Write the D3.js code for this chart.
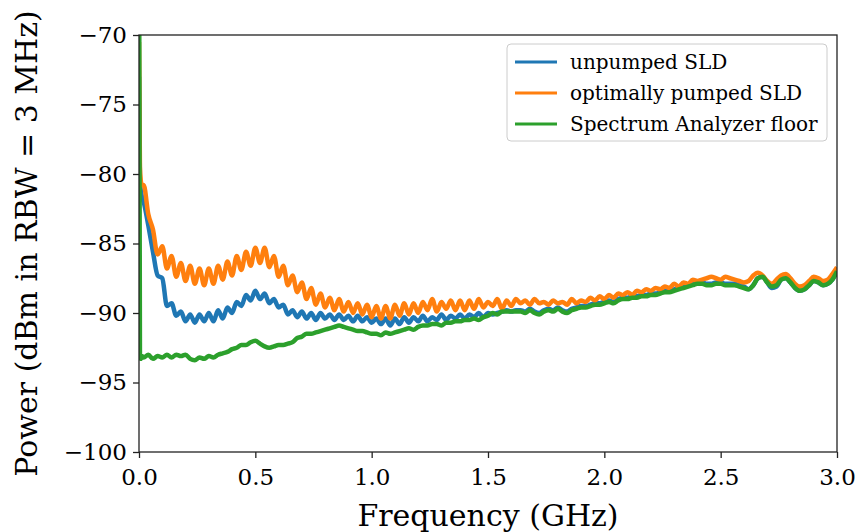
<!DOCTYPE html>
<html>
<head>
<meta charset="utf-8">
<script src="https://cdn.jsdelivr.net/npm/d3@7"></script>
<style>
  body { margin: 0; background: #fff; }
  svg { display: block; }
  text { font-family: "DejaVu Serif", serif; fill: #000; }
</style>
</head>
<body>
<div id="chart"></div>
<script>
// frequency grid (GHz): a few points near DC, then every 0.02 GHz
const leadFreqs = [0, 0.004, 0.008, 0.012];
const stepFreq = 0.02;

// power readings (dBm), same grid as above
const unpumped = [
  -73.0, -80.5, -81.2, -81.6,
  -82.0, -83.7, -85.6, -87.3, -87.5, -89.5, -89.3, -90.2, -89.9, -90.6,
  -90.1, -90.7, -90.1, -90.6, -90.0, -90.6, -89.8, -90.4, -89.6, -90.0,
  -89.2, -89.5, -88.7, -89.1, -88.4, -89.0, -88.6, -89.3, -89.0, -89.6,
  -89.4, -90.1, -89.8, -90.3, -89.9, -90.4, -90.0, -90.5, -90.0, -90.4,
  -90.1, -90.5, -90.1, -90.5, -90.2, -90.6, -90.2, -90.6, -90.3, -90.7,
  -90.4, -90.8, -90.4, -90.9, -90.4, -90.8, -90.3, -90.7, -90.3, -90.6,
  -90.2, -90.6, -90.3, -90.5, -90.1, -90.5, -90.2, -90.4, -90.1, -90.4,
  -90.1, -90.3, -90.0, -90.3, -90.0, -90.1, -90.0, -89.9, -89.8, -89.9,
  -89.8, -89.8, -89.9, -89.7, -89.9, -90.0, -89.8, -89.7, -89.8, -89.6,
  -89.8, -89.9, -89.7, -89.6, -89.5, -89.5, -89.4, -89.3, -89.3, -89.2,
  -89.1, -89.2, -89.0, -88.9, -88.9, -88.8, -88.8, -88.7, -88.7, -88.6,
  -88.6, -88.5, -88.4, -88.4, -88.3, -88.2, -88.1, -88.0, -87.9, -87.8,
  -87.8, -87.9, -87.9, -87.8, -87.8, -87.9, -87.9, -87.9, -88.0, -88.1,
  -88.3, -88.0, -87.5, -87.4, -87.8, -88.2, -88.1, -87.6, -87.5, -87.8,
  -88.2, -88.4, -88.3, -88.0, -87.7, -87.8, -88.0, -87.9, -87.6, -87.0
];

const pumped = [
  -70.5, -79.5, -80.5, -80.8,
  -80.8, -82.9, -84.0, -85.8, -85.2, -86.8, -85.9, -87.4, -86.4, -87.7,
  -86.6, -87.9, -86.8, -88.0, -86.8, -87.9, -86.6, -87.6, -86.3, -87.3,
  -85.9, -86.9, -85.6, -86.6, -85.3, -86.4, -85.3, -86.7, -85.9, -87.4,
  -86.6, -88.0, -87.3, -88.5, -87.8, -89.0, -88.2, -89.4, -88.6, -89.6,
  -88.9, -89.8, -89.0, -89.9, -89.2, -90.0, -89.3, -90.1, -89.4, -90.3,
  -89.5, -90.4, -89.5, -90.4, -89.4, -90.2, -89.3, -90.1, -89.3, -90.0,
  -89.2, -89.8, -89.0, -89.9, -89.2, -89.7, -89.1, -89.8, -89.1, -89.8,
  -89.1, -89.7, -89.0, -89.6, -89.2, -89.5, -89.0, -89.7, -89.1, -89.5,
  -89.0, -89.3, -89.1, -89.4, -89.0, -89.3, -89.2, -89.4, -89.1, -89.3,
  -89.2, -89.4, -89.0, -89.3, -89.1, -89.2, -88.9, -89.1, -88.8, -89.0,
  -88.7, -88.9, -88.6, -88.7, -88.5, -88.7, -88.4, -88.5, -88.3, -88.4,
  -88.2, -88.3, -88.1, -88.2, -87.9, -88.1, -87.8, -87.9, -87.6, -87.7,
  -87.6, -87.5, -87.4, -87.5, -87.6, -87.4, -87.5, -87.6, -87.7, -87.8,
  -87.7, -87.3, -87.1, -87.3, -87.7, -87.9, -87.6, -87.3, -87.2, -87.5,
  -87.9, -88.1, -88.0, -87.7, -87.4, -87.5, -87.7, -87.6, -87.2, -86.7
];

const floor = [
  -60.0, -93.0, -93.3, -93.1,
  -93.2, -93.0, -93.3, -93.1, -93.2, -93.0, -93.2, -93.0, -93.1, -93.0,
  -93.3, -93.4, -93.2, -93.3, -93.1, -93.2, -93.0, -92.9, -92.8, -92.6,
  -92.5, -92.3, -92.3, -92.1, -92.0, -92.2, -92.4, -92.5, -92.4, -92.3,
  -92.3, -92.2, -92.1, -91.8, -91.7, -91.5, -91.5, -91.4, -91.3, -91.2,
  -91.1, -91.0, -90.9, -91.0, -91.1, -91.2, -91.3, -91.3, -91.4, -91.5,
  -91.5, -91.6, -91.4, -91.5, -91.4, -91.3, -91.2, -91.1, -91.2, -91.0,
  -90.9, -90.9, -90.8, -90.8, -90.9, -90.7, -90.7, -90.6, -90.6, -90.5,
  -90.5, -90.4, -90.5, -90.3, -90.2, -90.0, -90.1, -89.9, -89.9, -89.9,
  -89.9, -89.9, -90.0, -89.8, -90.0, -90.1, -89.9, -89.8, -89.9, -89.7,
  -89.9, -90.0, -89.8, -89.7, -89.6, -89.6, -89.5, -89.4, -89.4, -89.3,
  -89.2, -89.3, -89.1, -89.0, -89.0, -88.9, -88.9, -88.8, -88.8, -88.7,
  -88.7, -88.6, -88.5, -88.5, -88.4, -88.3, -88.2, -88.1, -88.0, -87.9,
  -87.9, -88.0, -88.0, -87.9, -87.9, -88.0, -88.0, -88.0, -88.1, -88.2,
  -88.3, -88.0, -87.5, -87.4, -87.8, -88.1, -88.0, -87.6, -87.5, -87.8,
  -88.2, -88.4, -88.3, -88.0, -87.7, -87.8, -88.0, -87.9, -87.6, -87.0
];

const seriesNames = ["unpumped SLD", "optimally pumped SLD", "Spectrum Analyzer floor"];
const seriesColors = ["#1f77b4", "#ff7f0e", "#2ca02c"];
const xTicks = [0, 0.5, 1.0, 1.5, 2.0, 2.5, 3.0];
const yTicks = [-100, -95, -90, -85, -80, -75, -70];

const freqs = leadFreqs.concat(d3.range(1, 151).map(i => +(i * stepFreq).toFixed(3)));

function drawChart() {
    const width = 858, height = 532;
    const margin = { top: 35, right: 21, bottom: 80, left: 139 };
    const innerW = width - margin.left - margin.right;
    const innerH = height - margin.top - margin.bottom;

    const svg = d3.select("#chart").append("svg")
        .attr("width", width)
        .attr("height", height);

    const x = d3.scaleLinear().domain([0, 3]).range([0, innerW]);
    const y = d3.scaleLinear().domain([-100, -70]).range([innerH, 0]);

    svg.append("defs").append("clipPath").attr("id", "clip")
        .append("rect").attr("width", innerW).attr("height", innerH);

    const g = svg.append("g").attr("transform", `translate(${margin.left},${margin.top})`);

    const line = d3.line()
        .x((d, i) => x(freqs[i]))
        .y(d => y(d))
        .curve(d3.curveMonotoneX);

    const plot = g.append("g").attr("clip-path", "url(#clip)");
    [unpumped, pumped, floor].forEach((vals, k) => {
        plot.append("path")
            .datum(vals)
            .attr("fill", "none")
            .attr("stroke", seriesColors[k])
            .attr("stroke-width", 4.5)
            .attr("stroke-linejoin", "round")
            .attr("d", line);
    });

    // axes
    const xAxis = g.append("g")
        .attr("transform", `translate(0,${innerH})`)
        .call(d3.axisBottom(x).tickValues(xTicks).tickFormat(d3.format(".1f")).tickSize(6).tickPadding(11));
    const yAxis = g.append("g")
        .call(d3.axisLeft(y).tickValues(yTicks).tickSize(6).tickPadding(6));

    [xAxis, yAxis].forEach(a => {
        a.select(".domain").remove();
        a.selectAll("line").attr("stroke", "#222").attr("stroke-width", 1.3);
        a.selectAll("text").attr("font-family", "DejaVu Serif").attr("font-size", 23).attr("fill", "#000");
    });

    g.append("rect")
        .attr("width", innerW).attr("height", innerH)
        .attr("fill", "none").attr("stroke", "#222").attr("stroke-width", 1.3);

    g.append("text")
        .attr("x", innerW / 2).attr("y", innerH + 74)
        .attr("text-anchor", "middle")
        .attr("font-size", 30)
        .text("Frequency (GHz)");

    g.append("text")
        .attr("transform", `translate(${-102},${innerH / 2}) rotate(-90)`)
        .attr("text-anchor", "middle")
        .attr("font-size", 30)
        .text("Power (dBm in RBW = 3 MHz)");

    // legend
    const leg = g.append("g").attr("transform", `translate(${368},${9})`);
    leg.append("rect")
        .attr("width", 320).attr("height", 97)
        .attr("rx", 4)
        .attr("fill", "#fff").attr("fill-opacity", 0.8)
        .attr("stroke", "#ccc").attr("stroke-width", 1);
    seriesNames.forEach((name, k) => {
        const yy = 18 + k * 31;
        leg.append("line")
            .attr("x1", 8).attr("x2", 50)
            .attr("y1", yy).attr("y2", yy)
            .attr("stroke", seriesColors[k]).attr("stroke-width", 3);
        leg.append("text")
            .attr("x", 63).attr("y", yy)
            .attr("dy", "0.35em")
            .attr("font-size", 20)
            .text(name);
    });
}

drawChart();
</script>
</body>
</html>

========

• **Your task**
Give back exactly the lines from the first line of the data through the line with "const stepFreq = 0.02;", pictures excluded.

• **Correct response**
Write the D3.js code for this chart.
<!DOCTYPE html>
<html>
<head>
<meta charset="utf-8">
<script src="https://cdn.jsdelivr.net/npm/d3@7"></script>
<style>
  body { margin: 0; background: #fff; }
  svg { display: block; }
  text { font-family: "DejaVu Serif", serif; fill: #000; }
</style>
</head>
<body>
<div id="chart"></div>
<script>
// frequency grid (GHz): a few points near DC, then every 0.02 GHz
const leadFreqs = [0, 0.004, 0.008, 0.012];
const stepFreq = 0.02;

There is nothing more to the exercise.